**Given problem**
Type out all the records word for word. Any pictures are to be left out.

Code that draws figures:
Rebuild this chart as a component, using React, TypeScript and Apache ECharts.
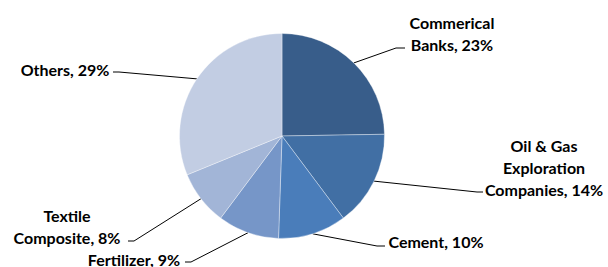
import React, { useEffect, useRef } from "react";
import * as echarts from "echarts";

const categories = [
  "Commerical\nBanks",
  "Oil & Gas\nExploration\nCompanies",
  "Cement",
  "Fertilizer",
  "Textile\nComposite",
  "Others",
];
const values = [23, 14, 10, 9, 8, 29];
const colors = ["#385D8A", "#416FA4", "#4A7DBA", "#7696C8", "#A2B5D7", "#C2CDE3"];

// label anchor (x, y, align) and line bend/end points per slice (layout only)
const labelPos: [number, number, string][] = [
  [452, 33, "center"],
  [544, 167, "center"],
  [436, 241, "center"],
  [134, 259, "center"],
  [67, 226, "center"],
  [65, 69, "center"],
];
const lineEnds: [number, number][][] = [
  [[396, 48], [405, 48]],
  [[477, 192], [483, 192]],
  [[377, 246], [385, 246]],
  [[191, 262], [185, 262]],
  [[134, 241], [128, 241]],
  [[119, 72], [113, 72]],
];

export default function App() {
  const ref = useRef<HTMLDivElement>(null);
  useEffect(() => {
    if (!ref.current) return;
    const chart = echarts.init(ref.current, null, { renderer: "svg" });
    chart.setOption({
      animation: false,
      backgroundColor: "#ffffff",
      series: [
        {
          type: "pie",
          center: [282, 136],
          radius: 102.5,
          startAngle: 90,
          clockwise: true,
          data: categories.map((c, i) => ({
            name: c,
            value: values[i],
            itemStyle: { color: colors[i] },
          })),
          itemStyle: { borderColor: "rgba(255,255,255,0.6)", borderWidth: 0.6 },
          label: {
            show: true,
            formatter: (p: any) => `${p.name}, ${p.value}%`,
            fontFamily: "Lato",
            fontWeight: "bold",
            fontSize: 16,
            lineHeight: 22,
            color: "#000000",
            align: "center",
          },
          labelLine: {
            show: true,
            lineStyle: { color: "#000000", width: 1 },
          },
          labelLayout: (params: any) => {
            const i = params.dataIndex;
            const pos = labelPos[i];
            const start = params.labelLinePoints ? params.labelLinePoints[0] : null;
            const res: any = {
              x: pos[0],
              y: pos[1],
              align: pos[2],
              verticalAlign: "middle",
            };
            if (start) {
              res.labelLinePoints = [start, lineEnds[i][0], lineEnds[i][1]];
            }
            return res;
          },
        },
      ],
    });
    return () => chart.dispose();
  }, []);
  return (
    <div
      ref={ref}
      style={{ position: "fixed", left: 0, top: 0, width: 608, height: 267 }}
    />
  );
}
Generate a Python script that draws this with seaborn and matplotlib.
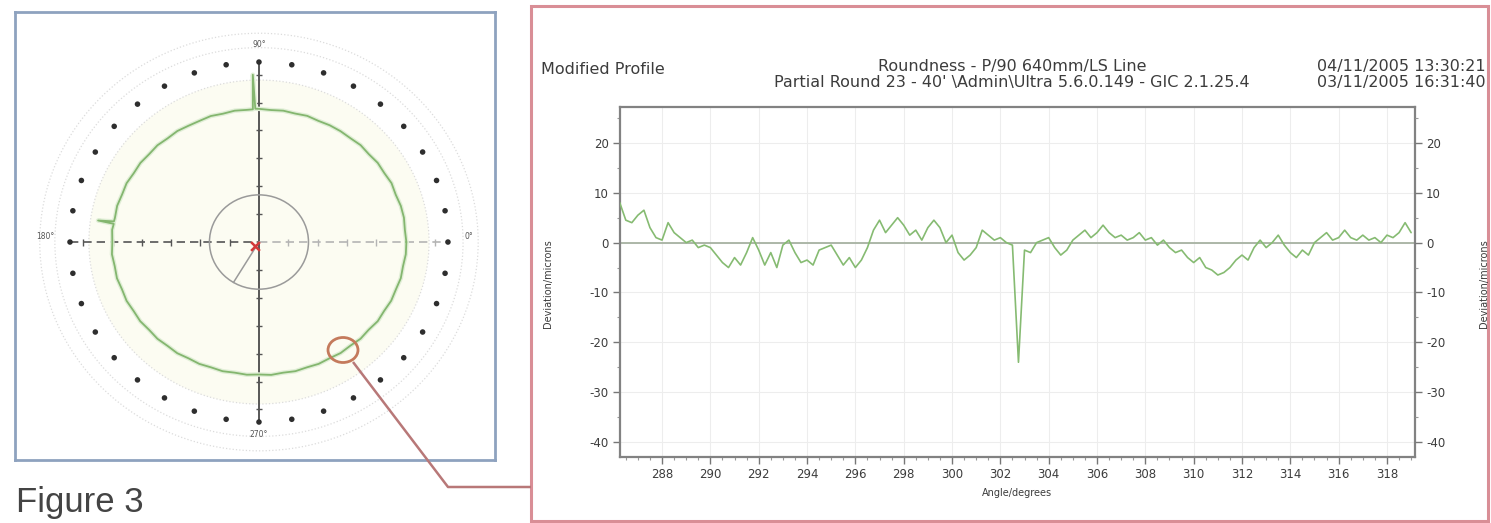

**Result**
Rebuild this chart as a component, using React, TypeScript and Apache ECharts.
import React, { useEffect, useRef } from "react";
import * as echarts from "echarts";

const categories = [
  "Commerical\nBanks",
  "Oil & Gas\nExploration\nCompanies",
  "Cement",
  "Fertilizer",
  "Textile\nComposite",
  "Others",
];
const values = [23, 14, 10, 9, 8, 29];
const colors = ["#385D8A", "#416FA4", "#4A7DBA", "#7696C8", "#A2B5D7", "#C2CDE3"];

// label anchor (x, y, align) and line bend/end points per slice (layout only)
const labelPos: [number, number, string][] = [
  [452, 33, "center"],
  [544, 167, "center"],
  [436, 241, "center"],
  [134, 259, "center"],
  [67, 226, "center"],
  [65, 69, "center"],
];
const lineEnds: [number, number][][] = [
  [[396, 48], [405, 48]],
  [[477, 192], [483, 192]],
  [[377, 246], [385, 246]],
  [[191, 262], [185, 262]],
  [[134, 241], [128, 241]],
  [[119, 72], [113, 72]],
];

export default function App() {
  const ref = useRef<HTMLDivElement>(null);
  useEffect(() => {
    if (!ref.current) return;
    const chart = echarts.init(ref.current, null, { renderer: "svg" });
    chart.setOption({
      animation: false,
      backgroundColor: "#ffffff",
      series: [
        {
          type: "pie",
          center: [282, 136],
          radius: 102.5,
          startAngle: 90,
          clockwise: true,
          data: categories.map((c, i) => ({
            name: c,
            value: values[i],
            itemStyle: { color: colors[i] },
          })),
          itemStyle: { borderColor: "rgba(255,255,255,0.6)", borderWidth: 0.6 },
          label: {
            show: true,
            formatter: (p: any) => `${p.name}, ${p.value}%`,
            fontFamily: "Lato",
            fontWeight: "bold",
            fontSize: 16,
            lineHeight: 22,
            color: "#000000",
            align: "center",
          },
          labelLine: {
            show: true,
            lineStyle: { color: "#000000", width: 1 },
          },
          labelLayout: (params: any) => {
            const i = params.dataIndex;
            const pos = labelPos[i];
            const start = params.labelLinePoints ? params.labelLinePoints[0] : null;
            const res: any = {
              x: pos[0],
              y: pos[1],
              align: pos[2],
              verticalAlign: "middle",
            };
            if (start) {
              res.labelLinePoints = [start, lineEnds[i][0], lineEnds[i][1]];
            }
            return res;
          },
        },
      ],
    });
    return () => chart.dispose();
  }, []);
  return (
    <div
      ref={ref}
      style={{ position: "fixed", left: 0, top: 0, width: 608, height: 267 }}
    />
  );
}
Generate a Python script that draws this with seaborn and matplotlib.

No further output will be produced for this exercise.